Fahrdynamisches Talent
Befürchtungen, dass bei dieser Kombination der Federungskomfort gänzlich auf der Strecke bleibt, zerstreut der sportliche Ibiza umgehend. Er ist zwar keine Sänfte, rollt ein wenig poltrig und geräuschvoll ab und zeigt leichtes Stuckern auf Autobahn-Querfugen. Ansonsten aber überrascht er dank gutem Schluckvermögen auf langen Wellen und befriedigendem Ansprechen der Federung auf kurzen Unebenheiten mit erstaunlicher Ausgewogenheit. Andererseits offenbart der Ibiza fahrdynamische Talente, die man ihm trotz seines Sport-Appeals gar nicht ohne weiteres zugetraut hätte.
Wie leichtfüßig er mit hoher Querbeschleunigung und ohne lästiges Untersteuern um Biegungen aller Art wieselt, macht richtig Freude. Zickiges Benehmen im Grenzbereich ist ihm fremd, vielmehr folgt er stets akkurat und bereitwillig den Befehlen seiner sehr leichtgängigen, präzisen Lenkung.
Pumpe-Düse bereitet wenig Freude
Die hohe aktive Fahrsicherheit untermauern eine gute Traktion und kräftig zupackende Bremsen, die mit hoher Standfestigkeit und sattem Pedaldruck gefallen. Beim Antrieb lässt der Ibiza Fortschritte vermissen. Der altbekannte, unkultiviert, rau und laut laufende 1,9-Liter-Turbodiesel mit Pumpe-Düse-Technik macht auch wegen seiner unhomogenen Leistungsentfaltung und der teilweise zögerlichen Gasannahme wenig Freude. Dass der Testwagen bei der Beschleunigung die Werksangabe verfehlt, stört weniger als seine schlappe Elastizität. Mit Schuld daran hat eine ganz auf die neue spanische CO2-Steuergesetzgebung getrimmte Abstimmung der Antriebseinheit wie etwa die ellenlange Übersetzung der oberen Gänge des gut schaltbaren Fünfganggetriebes.

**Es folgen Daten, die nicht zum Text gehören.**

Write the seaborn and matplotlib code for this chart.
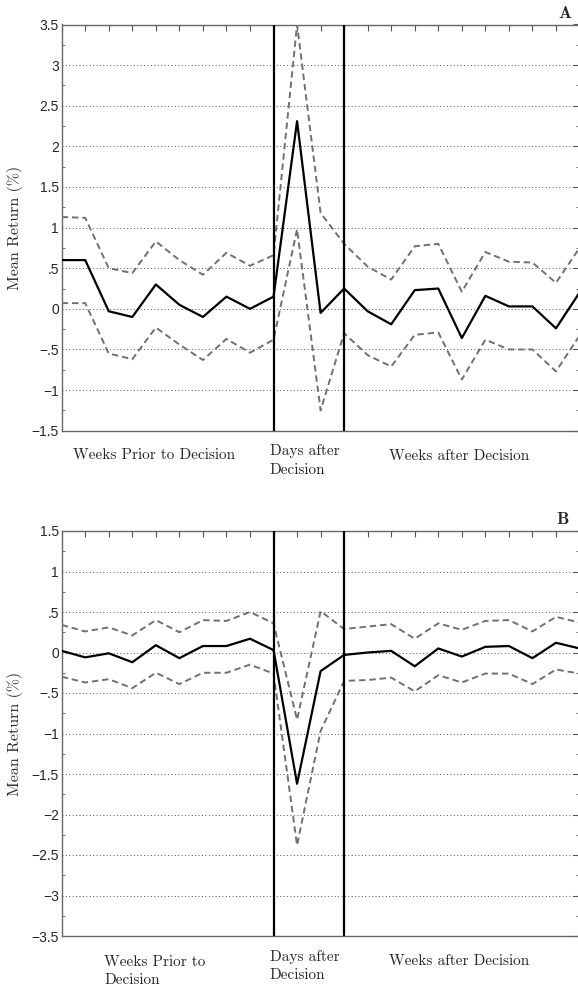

Da bleiben als Trost der günstige Verbrauch von durchschnittlich 5,8 Liter/100 km und der CO2-Ausstoß von 119 g/km. Bei den Preisen übt Seat Zurückhaltung, sie starten bei 12 190 Euro für das viertürige Basis-Modell mit 70 PS starkem Dreizylinder. Der getestete Sport TDI kostet über 6.000 Euro mehr. Dennoch stehen die Chancen gut, dass der Ibiza in seiner Klasse erfolgreich kehrt und dabei kräftig Staub aufwirbelt.